No dijo nada ella. Fueron sus labios los que empezaron a chupar el cipote del filólogo.
--¿ Ya ?- se preguntó Aixa, y Pedro tuvo la sensación que el deseo de la mujer borraba el suyo. La decepción se pintó en los ojos de la Magdalena árabe: el cliente no se había corrido.
El filólogo se dejaba hacer. No vio el movimiento de boca de la meretriz, pero si acertó a ver como su falo era enguantado por la habilidad de los labios de Aixa. Con la goma puesta, el cuerpo del hombre sintió el de la mujer en posición horizontal. La rama erecta de Pedro pareció separarse del tronco para perderse entre las humedades del bosque de la hembra. Y ella sonrió feliz. La entrada en la espesura desató una lluvia acelerada, impetuosa, que dio fin al trabajo de la ramera sin ganas.
Pedro abrió los ojos en solitario. En aquella cama de matrimonio, convertida en catre de soltero. Se avergonzó. Para dejar a su espalda la puerta de aquel prostíbulo se había parapetado en libros, y en meretrices románticas. No había conocido a Fantine, tampoco a Ana, la que vuela. Se imaginó a Aixa como la Magdalena de Sabina, ése era su consuelo. Había pagado con la esperanza de sentirse único.

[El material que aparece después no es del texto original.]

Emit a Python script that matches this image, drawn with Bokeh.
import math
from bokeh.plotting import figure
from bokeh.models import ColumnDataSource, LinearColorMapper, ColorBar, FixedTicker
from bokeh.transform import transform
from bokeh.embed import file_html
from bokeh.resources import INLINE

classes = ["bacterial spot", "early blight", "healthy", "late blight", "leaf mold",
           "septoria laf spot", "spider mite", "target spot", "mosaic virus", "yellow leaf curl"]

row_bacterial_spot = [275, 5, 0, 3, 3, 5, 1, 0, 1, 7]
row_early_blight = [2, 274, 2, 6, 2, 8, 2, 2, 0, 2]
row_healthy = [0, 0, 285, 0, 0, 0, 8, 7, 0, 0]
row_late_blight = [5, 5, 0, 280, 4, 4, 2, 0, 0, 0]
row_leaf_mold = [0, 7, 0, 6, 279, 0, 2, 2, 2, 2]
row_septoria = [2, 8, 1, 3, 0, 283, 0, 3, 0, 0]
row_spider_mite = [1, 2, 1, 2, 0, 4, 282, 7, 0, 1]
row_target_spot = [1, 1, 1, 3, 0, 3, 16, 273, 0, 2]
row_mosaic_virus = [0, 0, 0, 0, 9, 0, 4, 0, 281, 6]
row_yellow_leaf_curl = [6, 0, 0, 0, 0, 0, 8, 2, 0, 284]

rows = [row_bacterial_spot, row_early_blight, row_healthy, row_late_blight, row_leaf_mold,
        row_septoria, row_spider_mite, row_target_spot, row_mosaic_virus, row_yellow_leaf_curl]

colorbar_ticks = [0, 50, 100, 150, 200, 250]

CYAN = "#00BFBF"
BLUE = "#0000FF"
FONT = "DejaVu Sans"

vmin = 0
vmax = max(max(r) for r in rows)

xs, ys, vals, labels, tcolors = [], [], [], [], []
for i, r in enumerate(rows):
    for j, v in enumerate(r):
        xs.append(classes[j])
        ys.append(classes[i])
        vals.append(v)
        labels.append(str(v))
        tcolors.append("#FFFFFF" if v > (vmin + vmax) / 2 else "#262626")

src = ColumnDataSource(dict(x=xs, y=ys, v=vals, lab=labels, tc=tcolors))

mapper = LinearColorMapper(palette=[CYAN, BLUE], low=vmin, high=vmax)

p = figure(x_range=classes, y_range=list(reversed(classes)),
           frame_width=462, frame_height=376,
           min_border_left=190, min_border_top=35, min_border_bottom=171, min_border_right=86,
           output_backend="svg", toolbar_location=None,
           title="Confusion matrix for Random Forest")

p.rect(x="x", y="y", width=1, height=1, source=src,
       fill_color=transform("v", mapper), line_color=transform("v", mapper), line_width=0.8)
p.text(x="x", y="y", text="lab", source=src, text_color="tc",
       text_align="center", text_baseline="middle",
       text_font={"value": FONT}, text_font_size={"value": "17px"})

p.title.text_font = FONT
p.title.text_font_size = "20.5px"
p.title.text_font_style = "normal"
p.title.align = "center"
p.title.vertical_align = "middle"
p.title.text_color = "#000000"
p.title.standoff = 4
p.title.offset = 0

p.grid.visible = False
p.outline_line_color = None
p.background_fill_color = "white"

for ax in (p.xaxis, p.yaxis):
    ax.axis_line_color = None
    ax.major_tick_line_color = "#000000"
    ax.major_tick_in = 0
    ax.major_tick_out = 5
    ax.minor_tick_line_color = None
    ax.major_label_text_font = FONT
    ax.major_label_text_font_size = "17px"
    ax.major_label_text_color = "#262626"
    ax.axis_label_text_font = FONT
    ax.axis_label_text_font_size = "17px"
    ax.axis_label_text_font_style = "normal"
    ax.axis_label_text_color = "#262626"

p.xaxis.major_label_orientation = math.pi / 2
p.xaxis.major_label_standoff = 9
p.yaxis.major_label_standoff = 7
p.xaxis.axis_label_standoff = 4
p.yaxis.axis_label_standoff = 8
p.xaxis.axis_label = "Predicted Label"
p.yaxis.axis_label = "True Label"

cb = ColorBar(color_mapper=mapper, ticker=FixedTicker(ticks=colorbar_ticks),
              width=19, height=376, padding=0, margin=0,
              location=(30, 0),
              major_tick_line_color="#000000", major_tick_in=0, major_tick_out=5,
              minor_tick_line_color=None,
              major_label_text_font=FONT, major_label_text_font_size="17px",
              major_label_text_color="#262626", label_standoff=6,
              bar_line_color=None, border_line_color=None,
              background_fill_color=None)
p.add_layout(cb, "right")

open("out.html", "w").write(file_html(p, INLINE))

Era un cliente más. Y las prisas de la mujer en alquiler lo señalaban. Y esa marca le encogía.
Pero era un hombre en la treintena. Su pene soñaba con hembras. Cada mañana, antes de hablar de Cernuda o Vallejo, el profesor se descubría varón ordinario entre las sábanas. Italianas y francesas se apoderaban de su mano para masajear una verga siempre dispuesta. Y alrededor de aquel lecho danzaba Moana, y la lengua de Milly se aparecía en los testículos. También las galas se deslizaban en forma de mano sobre tronco y glande. Los lunes, Océane; martes para la Golden; miércoles en Tiffany; jueves de Fovéa; viernes y Laure. Ya en sábado, Elodie, la pulposa. Y los domingos, otra vez la italiana, esa Moana Pozzi, como nueva Duclós, zorra letrada. Porque el domingo le permitía caminar entre blancuras hechas tela.

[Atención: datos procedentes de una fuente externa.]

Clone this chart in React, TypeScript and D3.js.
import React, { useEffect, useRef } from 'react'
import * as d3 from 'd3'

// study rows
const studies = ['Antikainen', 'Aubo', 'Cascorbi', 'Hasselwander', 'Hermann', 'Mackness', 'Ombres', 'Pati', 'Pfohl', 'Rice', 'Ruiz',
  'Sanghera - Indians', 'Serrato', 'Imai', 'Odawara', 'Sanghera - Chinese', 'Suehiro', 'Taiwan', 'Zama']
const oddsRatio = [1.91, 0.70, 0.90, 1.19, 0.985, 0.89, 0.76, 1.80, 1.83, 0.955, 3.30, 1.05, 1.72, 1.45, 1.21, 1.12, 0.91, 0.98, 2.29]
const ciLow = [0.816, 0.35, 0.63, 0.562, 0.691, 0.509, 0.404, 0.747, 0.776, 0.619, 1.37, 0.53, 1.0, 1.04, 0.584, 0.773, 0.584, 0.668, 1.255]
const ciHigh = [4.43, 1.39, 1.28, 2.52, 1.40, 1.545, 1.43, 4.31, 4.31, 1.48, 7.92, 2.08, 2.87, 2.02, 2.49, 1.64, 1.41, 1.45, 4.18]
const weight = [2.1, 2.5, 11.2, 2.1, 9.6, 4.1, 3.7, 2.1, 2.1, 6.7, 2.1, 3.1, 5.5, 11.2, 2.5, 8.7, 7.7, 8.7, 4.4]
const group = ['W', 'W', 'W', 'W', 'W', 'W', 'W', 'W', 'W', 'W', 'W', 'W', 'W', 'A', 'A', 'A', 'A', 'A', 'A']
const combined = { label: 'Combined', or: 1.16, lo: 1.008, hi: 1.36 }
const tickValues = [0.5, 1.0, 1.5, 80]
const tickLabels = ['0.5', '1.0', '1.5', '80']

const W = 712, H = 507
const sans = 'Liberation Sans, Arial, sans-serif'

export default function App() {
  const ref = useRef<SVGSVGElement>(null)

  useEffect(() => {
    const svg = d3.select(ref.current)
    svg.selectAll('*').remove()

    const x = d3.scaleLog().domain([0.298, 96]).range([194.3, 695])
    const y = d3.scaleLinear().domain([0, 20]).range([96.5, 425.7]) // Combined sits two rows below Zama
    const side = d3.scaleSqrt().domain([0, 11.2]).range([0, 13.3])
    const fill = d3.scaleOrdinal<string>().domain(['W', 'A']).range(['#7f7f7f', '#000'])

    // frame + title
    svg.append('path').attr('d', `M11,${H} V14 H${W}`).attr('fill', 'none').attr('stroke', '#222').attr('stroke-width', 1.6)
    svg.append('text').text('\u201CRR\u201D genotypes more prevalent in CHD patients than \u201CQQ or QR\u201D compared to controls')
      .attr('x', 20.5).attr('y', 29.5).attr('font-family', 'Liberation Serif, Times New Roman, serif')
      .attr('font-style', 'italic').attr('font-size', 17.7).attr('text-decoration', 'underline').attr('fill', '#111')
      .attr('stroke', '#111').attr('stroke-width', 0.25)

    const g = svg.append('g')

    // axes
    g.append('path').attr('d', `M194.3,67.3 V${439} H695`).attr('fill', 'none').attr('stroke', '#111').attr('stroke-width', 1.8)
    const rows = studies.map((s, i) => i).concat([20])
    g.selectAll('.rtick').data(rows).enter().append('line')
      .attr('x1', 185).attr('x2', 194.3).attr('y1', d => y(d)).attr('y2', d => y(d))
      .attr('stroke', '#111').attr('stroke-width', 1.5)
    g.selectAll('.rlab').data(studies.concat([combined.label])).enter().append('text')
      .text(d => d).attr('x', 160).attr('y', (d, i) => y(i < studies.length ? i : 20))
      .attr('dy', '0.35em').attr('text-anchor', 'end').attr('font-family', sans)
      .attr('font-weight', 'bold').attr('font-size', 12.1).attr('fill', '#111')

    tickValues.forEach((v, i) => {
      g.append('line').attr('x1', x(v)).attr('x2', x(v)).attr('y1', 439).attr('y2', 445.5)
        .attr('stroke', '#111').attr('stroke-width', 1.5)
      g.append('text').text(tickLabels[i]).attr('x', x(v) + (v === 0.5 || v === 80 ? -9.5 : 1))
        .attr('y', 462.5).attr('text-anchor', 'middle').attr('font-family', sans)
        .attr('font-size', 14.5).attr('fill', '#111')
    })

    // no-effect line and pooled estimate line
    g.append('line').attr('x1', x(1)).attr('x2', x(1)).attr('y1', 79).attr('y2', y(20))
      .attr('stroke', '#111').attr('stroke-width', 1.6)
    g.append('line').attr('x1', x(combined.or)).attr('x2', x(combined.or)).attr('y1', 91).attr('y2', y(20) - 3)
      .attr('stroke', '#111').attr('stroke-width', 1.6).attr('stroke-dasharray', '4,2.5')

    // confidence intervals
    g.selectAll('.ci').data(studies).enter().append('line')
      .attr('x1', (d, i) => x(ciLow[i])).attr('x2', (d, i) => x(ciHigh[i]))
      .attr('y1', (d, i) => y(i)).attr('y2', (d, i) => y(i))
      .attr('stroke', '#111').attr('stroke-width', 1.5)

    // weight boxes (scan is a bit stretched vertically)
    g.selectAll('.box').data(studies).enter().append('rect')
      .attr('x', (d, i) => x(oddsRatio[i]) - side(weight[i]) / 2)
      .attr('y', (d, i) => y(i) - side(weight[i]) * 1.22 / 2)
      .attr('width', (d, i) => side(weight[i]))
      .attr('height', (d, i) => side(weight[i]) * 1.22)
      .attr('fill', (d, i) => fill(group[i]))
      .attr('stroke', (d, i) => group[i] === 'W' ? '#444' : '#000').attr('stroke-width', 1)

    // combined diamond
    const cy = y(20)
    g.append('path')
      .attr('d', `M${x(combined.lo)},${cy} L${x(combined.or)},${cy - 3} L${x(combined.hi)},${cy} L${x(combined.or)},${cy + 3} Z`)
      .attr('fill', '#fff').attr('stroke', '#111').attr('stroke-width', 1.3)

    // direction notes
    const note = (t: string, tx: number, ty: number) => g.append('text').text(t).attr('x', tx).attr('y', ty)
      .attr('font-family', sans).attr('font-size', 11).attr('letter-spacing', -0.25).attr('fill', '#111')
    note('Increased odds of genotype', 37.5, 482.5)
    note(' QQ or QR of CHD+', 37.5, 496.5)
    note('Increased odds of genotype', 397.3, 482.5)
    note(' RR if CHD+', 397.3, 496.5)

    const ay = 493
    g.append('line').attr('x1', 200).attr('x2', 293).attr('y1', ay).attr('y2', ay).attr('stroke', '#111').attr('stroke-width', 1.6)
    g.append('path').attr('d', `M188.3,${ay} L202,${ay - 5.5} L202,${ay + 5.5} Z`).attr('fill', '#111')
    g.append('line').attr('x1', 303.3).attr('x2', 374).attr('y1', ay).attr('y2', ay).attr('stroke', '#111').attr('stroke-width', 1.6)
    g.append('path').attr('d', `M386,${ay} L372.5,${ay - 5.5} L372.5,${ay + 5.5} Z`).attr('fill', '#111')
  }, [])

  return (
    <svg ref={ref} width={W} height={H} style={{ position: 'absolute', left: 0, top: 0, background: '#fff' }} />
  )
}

Y al cabo de esa hora con ojos y verga abiertos, levantarse y solo.
Pasaría la jornada entre letras y porno. Solo. Aunque él amaba el uno, sin dos, menos el tres. Sí que le hubiera gustado ser un par, pero siempre con tetas y chocho. El pasado le vetaba cuerpos ansiados: culos inflados, tetas rotundas. Aposentadas entre orejas, las señales de los años en comején le conducían a Finas y Aixas. Sólo le daba para mujeres enjutas o hembras mercenarias.

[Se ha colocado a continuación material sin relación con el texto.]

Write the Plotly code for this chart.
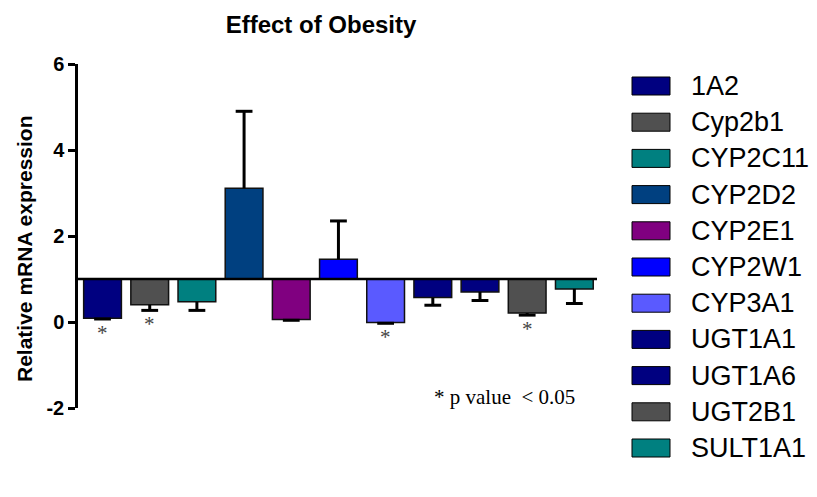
import plotly.graph_objects as go

# Relative mRNA expression (obese vs. control, control = 1)
genes = ["1A2", "Cyp2b1", "CYP2C11", "CYP2D2", "CYP2E1", "CYP2W1",
         "CYP3A1", "UGT1A1", "UGT1A6", "UGT2B1", "SULT1A1"]
expression = [0.09, 0.40, 0.47, 3.11, 0.06, 1.46, -0.01, 0.57, 0.70, 0.21, 0.77]
sem = [0.02, 0.13, 0.20, 1.79, 0.02, 0.89, 0.02, 0.18, 0.20, 0.05, 0.34]
significant = [True, True, False, False, False, False, True, False, False, True, False]
colors = ["#000080", "#505050", "#008080", "#004080", "#800080", "#0000FF",
          "#5A5AFF", "#000080", "#000080", "#505050", "#008080"]
baseline = 1.0
y_ticks = [-2, 0, 2, 4, 6]
y_tick_labels = ["-2", "0", "2", "4", "6"]

# plot area in pixels (used to place paper-referenced decorations)
W, H = 817, 497
L, R, T, B = 78, 597, 64, 408


def px_x(p):
    return (p - L) / (R - L)


def px_y(p):
    return (B - p) / (B - T)


idx = list(range(len(genes)))
# error bars point away from the baseline
tips = [v + e if v > baseline else v - e for v, e in zip(expression, sem)]

fig = go.Figure()
fig.add_trace(go.Bar(
    x=idx, y=[v - baseline for v in expression], base=baseline,
    width=0.8, marker=dict(color=colors, line=dict(color="#111111", width=1.5)),
    showlegend=False, hoverinfo="skip",
))

# error bar stems
stem_x, stem_y = [], []
for i, v, t in zip(idx, expression, tips):
    stem_x += [i, i, None]
    stem_y += [v, t, None]
fig.add_trace(go.Scatter(
    x=stem_x, y=stem_y, mode="lines",
    line=dict(color="black", width=3), showlegend=False, hoverinfo="skip",
))
# error bar caps
fig.add_trace(go.Scatter(
    x=idx, y=tips, mode="markers",
    marker=dict(symbol="line-ew", size=12, line=dict(color="black", width=3)),
    showlegend=False, hoverinfo="skip",
))

# baseline at 1
fig.add_shape(type="line", xref="x domain", yref="y", x0=0, x1=1,
              y0=baseline, y1=baseline, line=dict(color="black", width=2.5))

# significance marks
for i, t, s in zip(idx, tips, significant):
    if s:
        fig.add_annotation(x=i, y=t, xref="x", yref="y", text="*",
                           showarrow=False, yanchor="middle", yshift=-14,
                           font=dict(family="Liberation Serif", size=21, color="#444444"))

fig.add_annotation(x=px_x(504), y=px_y(397), xref="paper", yref="paper",
                   text="* p value&nbsp;&nbsp;&lt; 0.05", showarrow=False,
                   xanchor="center", yanchor="middle",
                   font=dict(family="Liberation Serif", size=21, color="black"))

# y-axis title
fig.add_annotation(x=px_x(24), y=px_y(249), xref="paper", yref="paper",
                   text="<b>Relative mRNA expression</b>", textangle=-90,
                   showarrow=False, xanchor="center", yanchor="middle",
                   font=dict(family="Liberation Sans", size=21, color="black"))

# legend drawn as boxes + labels
row0, row_gap = 86, 36.2
for k, (g, c) in enumerate(zip(genes, colors)):
    cy = row0 + k * row_gap
    fig.add_shape(type="rect", xref="paper", yref="paper",
                  x0=px_x(632), x1=px_x(670), y0=px_y(cy + 9), y1=px_y(cy - 9),
                  fillcolor=c, line=dict(color="black", width=1))
    fig.add_annotation(x=px_x(689), y=px_y(cy), xref="paper", yref="paper",
                       text=g, showarrow=False, xanchor="left", yanchor="middle",
                       font=dict(family="Liberation Sans", size=27, color="black"))

fig.update_layout(
    width=W, height=H,
    margin=dict(l=L, r=W - R, t=T, b=H - B),
    paper_bgcolor="white", plot_bgcolor="white",
    title=dict(text="<b>Effect of Obesity</b>", x=px_x(321), xref="paper",
               xanchor="center", y=1 - 25 / H, yanchor="middle",
               font=dict(family="Liberation Sans", size=24, color="black")),
    xaxis=dict(range=[-0.52, 10.48], showticklabels=False, showgrid=False,
               zeroline=False, showline=False, ticks=""),
    yaxis=dict(range=[-2, 6], tickvals=y_ticks, ticktext=y_tick_labels,
               showgrid=False, zeroline=False,
               showline=True, linecolor="black", linewidth=2.5,
               ticks="outside", ticklen=7, tickwidth=2.5, tickcolor="black",
               tickfont=dict(family="Liberation Sans", size=20, color="black",
                             weight="bold")),
    bargap=0.2,
)

fig.write_html("out.html")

Mientras comía aquella merluza desabrida, se imaginaba espiado por las vecinas de 40, atadas a maridos asiduos a coños ajenos. Aquellas que lo reían de venado, quizás para olvidar que ellas lo eran perennes y antiguas. Como Rosa, vecina del tercero, que se mofaba del profesor y sus cinco pisos por subir, sin posible ascensor.
Suerte tenía del negro sobre blanco. Ahora leía la novela de título evocador, el libro de Peter Handke que le presentaba su otra pasión: la portería. Y aunque no acababa de emocionarse con “ El miedo del portero al penalty “ le gustaba el final de la novela del austriaco:
“De repente, el jugador echó a correr. El portero, que llevaba una camiseta de un amarillo chillón, se quedó parado sin hacer un solo movimiento, y el jugador le lanzó el balón a las manos “.
Quizás era lo mejor. Quedarse parado y luego huir con la pelota. Pero no se conformaba.